TL;DR you can paste into your doc

• Set user metadata at upload; you cannot patch it later without a COPY (REPLACE) that makes a new version.
• Tags are patchable post-upload; metadata isn’t.
• MPU ETag ≠ content MD5 — store mpu-partsize & mpu-parts if you ever want synthetic ETag audits.
• Backfill = rewrite (request charges, version churn, restore first if in cold tiers). Plan a batch operation (S3 Batch + Lambda/Step Functions) and track BackfillDebt to zero.

there—you’ve got the “do it right next time” and the “we didn’t, now what?” playbooks in one place.

“But isn’t hashing expensive?” (only if you do it wrong)

• Compute once at first touch. You’re already reading the bytes—fold the hash into that I/O.
• Reuse the value—propagate via xattrs/metadata.
• Verify smartly—streaming comparison on recall, full verify on high-value classes, rolling samples elsewhere.
• Budget CPU—pin hashers to cores, align with stripes/placement, and cap concurrency so caches don’t fight you.
• Offload—BLAKE3 or GPU hashing can help, but fix your I/O path first. Hashers starved on I/O measure your patience, not your integrity.

“Junior admin” summary (show this during onboarding)

• Every file/object gets two hashes at first touch: SHA-256 (portable proof) and xxHash64 (fast guardrail).
• We store them in xattrs (POSIX) and metadata/tags (S3).
• We never delete source until the destination proves it matches.
• On recall, we stream-hash and compare before we do anything heroic.
• Mismatches follow a runbook (retry → second copy → alt hash → quarantine → incident).
• Our dashboards track MismatchRate and VerificationDebt; if either budges, we care.

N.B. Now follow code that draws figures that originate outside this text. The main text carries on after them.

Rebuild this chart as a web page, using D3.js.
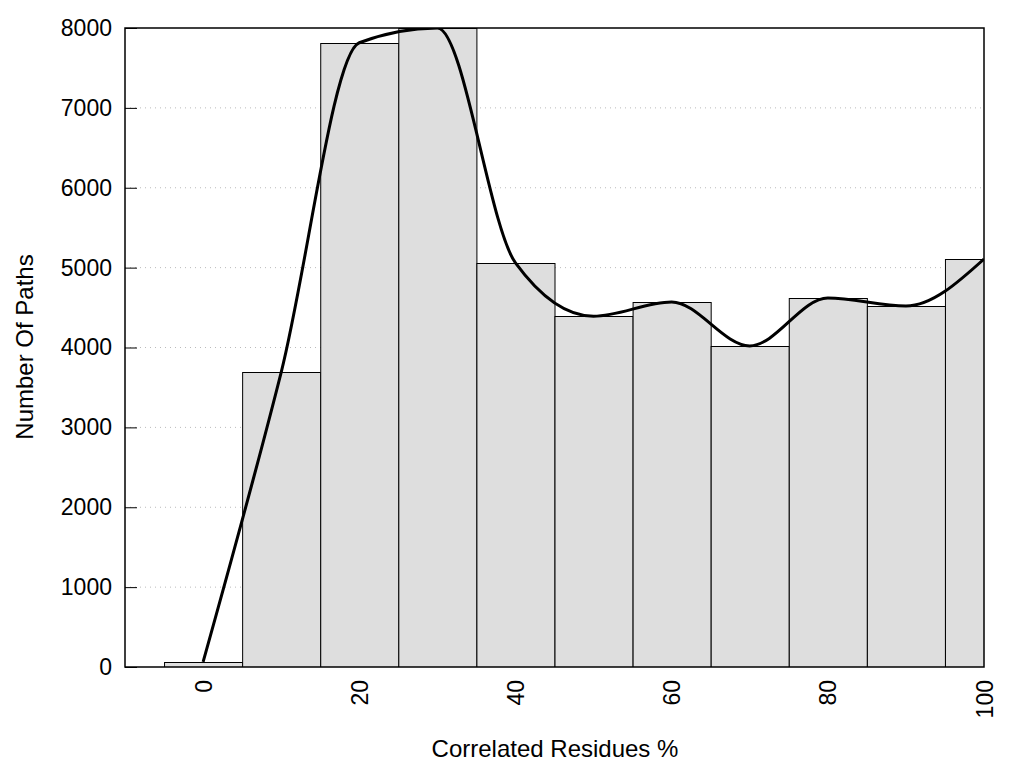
<!DOCTYPE html>
<html>
<head>
<meta charset="utf-8">
<script src="https://cdn.jsdelivr.net/npm/d3@7"></script>
<style>
  html, body { margin: 0; padding: 0; background: #fff; }
  svg { display: block; font-family: "Liberation Sans", Arial, sans-serif; }
</style>
</head>
<body>
<svg id="chart" width="1024" height="768"></svg>
<script>
const categories = [0, 10, 20, 30, 40, 50, 60, 70, 80, 90, 100];
const counts = [63, 3690, 7815, 8000, 5060, 4392, 4570, 4020, 4620, 4520, 5108];
const xTickValues = [0, 20, 40, 60, 80, 100];
const yTickValues = [0, 1000, 2000, 3000, 4000, 5000, 6000, 7000, 8000];
const binWidth = 10;

const W = 1024, H = 768;
const margin = { left: 125, right: 40, top: 28, bottom: 101 };
const iw = W - margin.left - margin.right;
const ih = H - margin.top - margin.bottom;

const svg = d3.select("#chart");
const g = svg.append("g").attr("transform", `translate(${margin.left},${margin.top})`);

const x = d3.scaleLinear().domain([-10, 100]).range([0, iw]);
const y = d3.scaleLinear().domain([0, 8000]).range([ih, 0]);

svg.append("defs").append("clipPath").attr("id", "clip")
  .append("rect").attr("x", 0).attr("y", 0).attr("width", iw).attr("height", ih);

// grid
g.append("g").selectAll("line")
  .data(yTickValues.filter(v => v > 0 && v < 8000))
  .join("line")
  .attr("x1", 0).attr("x2", iw)
  .attr("y1", d => y(d)).attr("y2", d => y(d))
  .attr("stroke", "#bbbbbb").attr("stroke-width", 1)
  .attr("stroke-dasharray", "1,4");

// bars
const data = categories.map((c, i) => ({ c, v: counts[i] }));
const plot = g.append("g").attr("clip-path", "url(#clip)");
plot.selectAll("rect.bar").data(data).join("rect")
  .attr("class", "bar")
  .attr("x", d => x(d.c - binWidth / 2) + 0.5)
  .attr("width", d => x(d.c + binWidth / 2) - x(d.c - binWidth / 2))
  .attr("y", d => Math.round(y(d.v)) + 0.5)
  .attr("height", d => ih - Math.round(y(d.v)))
  .attr("fill", "#dedede")
  .attr("stroke", "#000")
  .attr("stroke-width", 1);

// smooth curve
const line = d3.line()
  .x(d => x(d.c))
  .y(d => y(d.v))
  .curve(d3.curveMonotoneX);
plot.append("path").datum(data)
  .attr("d", line)
  .attr("fill", "none")
  .attr("stroke", "#000")
  .attr("stroke-width", 3)
  .attr("stroke-linejoin", "round");

// y axis ticks
const yAxis = d3.axisLeft(y).tickValues(yTickValues).tickSize(-12).tickPadding(14).tickFormat(d3.format("d"));
const ya = g.append("g").call(yAxis);
ya.select(".domain").remove();
ya.selectAll(".tick line").attr("stroke", "#000").attr("stroke-width", 1);
ya.selectAll(".tick text").attr("font-size", 23).attr("fill", "#000")
  .attr("font-family", "Liberation Sans, Arial, sans-serif").attr("x", -13);

// x axis labels
const xAxis = d3.axisBottom(x).tickValues(xTickValues).tickSize(0).tickFormat(d3.format("d"));
const xa = g.append("g").attr("transform", `translate(0,${ih})`).call(xAxis);
xa.select(".domain").remove();
xa.selectAll(".tick text")
  .attr("font-size", 23).attr("fill", "#000")
  .attr("font-family", "Liberation Sans, Arial, sans-serif")
  .attr("transform", "rotate(-90)")
  .attr("text-anchor", "end")
  .attr("x", -13).attr("y", 0).attr("dy", "0.35em");

// frame
g.append("rect").attr("x", 0).attr("y", 0).attr("width", iw).attr("height", ih)
  .attr("fill", "none").attr("stroke", "#000").attr("stroke-width", 1.5);

// titles
svg.append("text").attr("x", 555).attr("y", 757)
  .attr("text-anchor", "middle").attr("font-size", 24).attr("fill", "#000")
  .text("Correlated Residues %");
svg.append("text").attr("transform", `translate(33,347) rotate(-90)`)
  .attr("text-anchor", "middle").attr("font-size", 24).attr("fill", "#000")
  .text("Number Of Paths");
</script>
</body>
</html>
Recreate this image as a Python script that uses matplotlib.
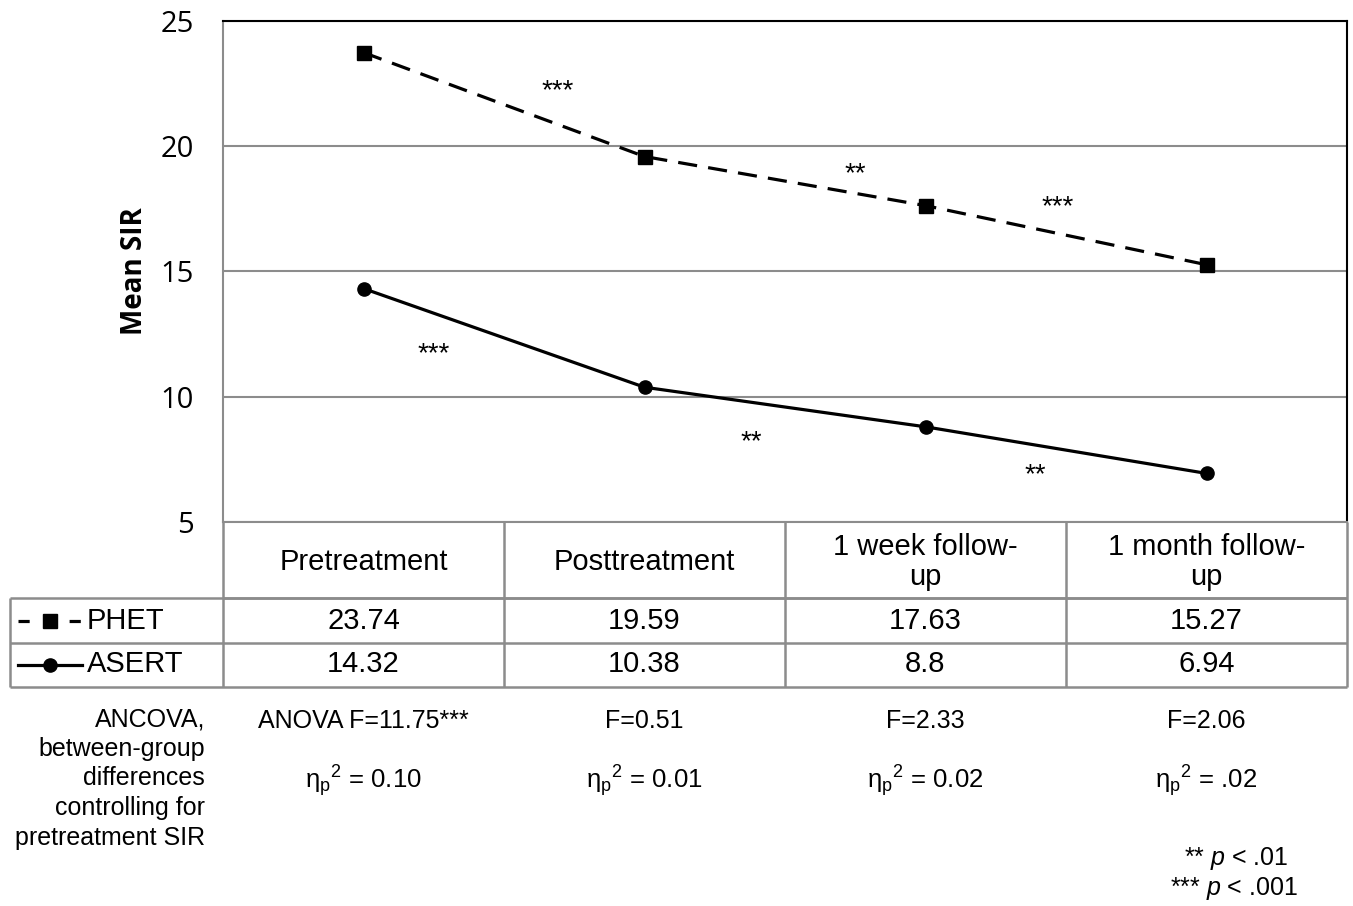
import numpy as np
import matplotlib
matplotlib.use("Agg")
import matplotlib.pyplot as plt
from matplotlib.transforms import blended_transform_factory

# data
timepoints = ["Pretreatment", "Posttreatment", "1 week follow-\nup", "1 month follow-\nup"]
phet = [23.74, 19.59, 17.63, 15.27]
asert = [14.32, 10.38, 8.8, 6.94]
phet_labels = ["23.74", "19.59", "17.63", "15.27"]
asert_labels = ["14.32", "10.38", "8.8", "6.94"]
f_stats = ["ANOVA F=11.75***", "F=0.51", "F=2.33", "F=2.06"]
eta_sq = ["0.10", "0.01", "0.02", ".02"]
# significance stars between adjacent time points: (x, y, text)
phet_stars = [(0.69, 22.2, "***"), (1.75, 18.9, "**"), (2.47, 17.55, "***")]
asert_stars = [(0.25, 11.7, "***"), (1.38, 8.2, "**"), (2.39, 6.85, "**")]

plt.rcParams['mathtext.fontset'] = 'custom'
plt.rcParams['mathtext.rm'] = 'Liberation Sans'
plt.rcParams['mathtext.it'] = 'Liberation Sans:italic'
TF = 'Liberation Sans'
GRAY = '#8c8c8c'

W, H = 1353, 906
fig = plt.figure(figsize=(W / 100, H / 100), dpi=100)

# main plot area in pixel bounds
left, right, top, bottom = 223, 1347, 21, 522
ax = fig.add_axes([left / W, 1 - bottom / H, (right - left) / W, (bottom - top) / H])
x = np.arange(len(timepoints))
ax.plot(x, phet, color='black', lw=2.3, dashes=(6, 3.5), marker='s', ms=9.5)
ax.plot(x, asert, color='black', lw=2.3, marker='o', ms=9.5)
ax.set_xlim(-0.5, len(timepoints) - 0.5)
ax.set_ylim(5, 25)
ax.set_yticks([5, 10, 15, 20, 25])
ax.set_xticks([])
ax.tick_params(axis='y', length=0, pad=21, labelsize=21)
for lab in ax.get_yticklabels():
    lab.set_fontfamily('Open Sans')
ax.yaxis.grid(True, color=GRAY, lw=1.5)
ax.set_axisbelow(True)
ax.spines['top'].set_color('black')
ax.spines['right'].set_color('black')
ax.spines['left'].set_color(GRAY)
ax.spines['bottom'].set_color(GRAY)
for s in ax.spines.values():
    s.set_linewidth(1.5)
ax.set_ylabel("Mean SIR", fontfamily='Open Sans', fontweight='bold', fontsize=20, labelpad=8)

for xs, ys, t in phet_stars + asert_stars:
    ax.text(xs, ys, t, ha='center', va='center', fontfamily=TF, fontsize=20)

# overlay in pixel coordinates for the data table
ov = fig.add_axes([0, 0, 1, 1])
ov.set_xlim(0, W)
ov.set_ylim(H, 0)
ov.axis('off')
tr = blended_transform_factory(ax.transData, ov.transData)

kw = dict(color=GRAY, lw=1.8, solid_capstyle='butt')
ov.plot([left, right], [598, 598], **kw)
ov.plot([10, right], [598, 598], **kw)
ov.plot([10, right], [643, 643], **kw)
ov.plot([10, right], [687, 687], **kw)
ov.plot([10, 10], [598, 687], **kw)
ov.plot([left, left], [522, 687], **kw)
ov.plot([right, right], [522, 687], **kw)
for b in x[:-1] + 0.5:
    ov.plot([b, b], [522, 687], transform=tr, **kw)

for i, name in enumerate(timepoints):
    ov.text(i, 562, name, transform=tr, ha='center', va='center', fontfamily=TF,
            fontsize=21, linespacing=1.08)
    ov.text(i, 621, phet_labels[i], transform=tr, ha='center', va='center', fontfamily=TF, fontsize=21)
    ov.text(i, 664, asert_labels[i], transform=tr, ha='center', va='center', fontfamily=TF, fontsize=21)
    ov.text(i, 721, f_stats[i], transform=tr, ha='center', va='center', fontfamily=TF, fontsize=18)
    ov.text(i, 781, "η$_\\mathrm{p}$$^2$ = " + eta_sq[i], transform=tr, ha='center', va='center',
            fontfamily=TF, fontsize=18.5)

# legend keys inside the table
ov.plot([18, 82], [621, 621], color='black', lw=2.3, dashes=(3.5, 4.5), dash_capstyle='butt')
ov.plot([50], [621], color='black', marker='s', ms=9.5)
ov.text(87, 621, "PHET", ha='left', va='center', fontfamily=TF, fontsize=21)
ov.plot([18, 82], [665, 665], color='black', lw=2.3)
ov.plot([50], [665], color='black', marker='o', ms=9.5)
ov.text(87, 664, "ASERT", ha='left', va='center', fontfamily=TF, fontsize=21)

ov.text(205, 707, "ANCOVA,\nbetween-group\ndifferences\ncontrolling for\npretreatment SIR",
        ha='right', va='top', fontfamily=TF, fontsize=18, linespacing=1.3)

ov.text(1236, 858, "** $p$ < .01", ha='center', va='center', fontfamily=TF, fontsize=18)
ov.text(1234, 888, "*** $p$ < .001", ha='center', va='center', fontfamily=TF, fontsize=18)

fig.savefig("out.png", dpi=100)
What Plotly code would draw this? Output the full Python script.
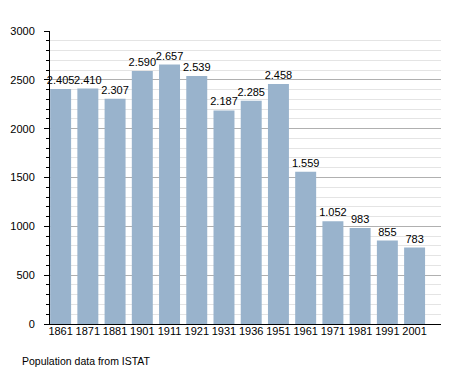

A little snark to keep you awake

If your fixity plan is “the storage vendor said they do checksums,” that’s adorable. When auditors ask your system for proof, try replying, “Trust me, bro.” See how that plays in production.

So what — your next five moves

1. Standardize keys (user.hash.*, x-amz-meta-hash-*, HashValid tag). Write it down.
2. Instrument the pipeline to compute at first touch and propagate forward.
3. Add recall-verify gates (stream hash on read; compare; quarantine on mismatch).
4. Publish SLOs for verification windows and mismatch alarms.
5. Ship the dashboard (MismatchRate, VerificationDebt, Verify throughput, Quarantine queue age).

Do this and your “digital preservation” stops being a poster and becomes a habit your systems can prove—without a séance.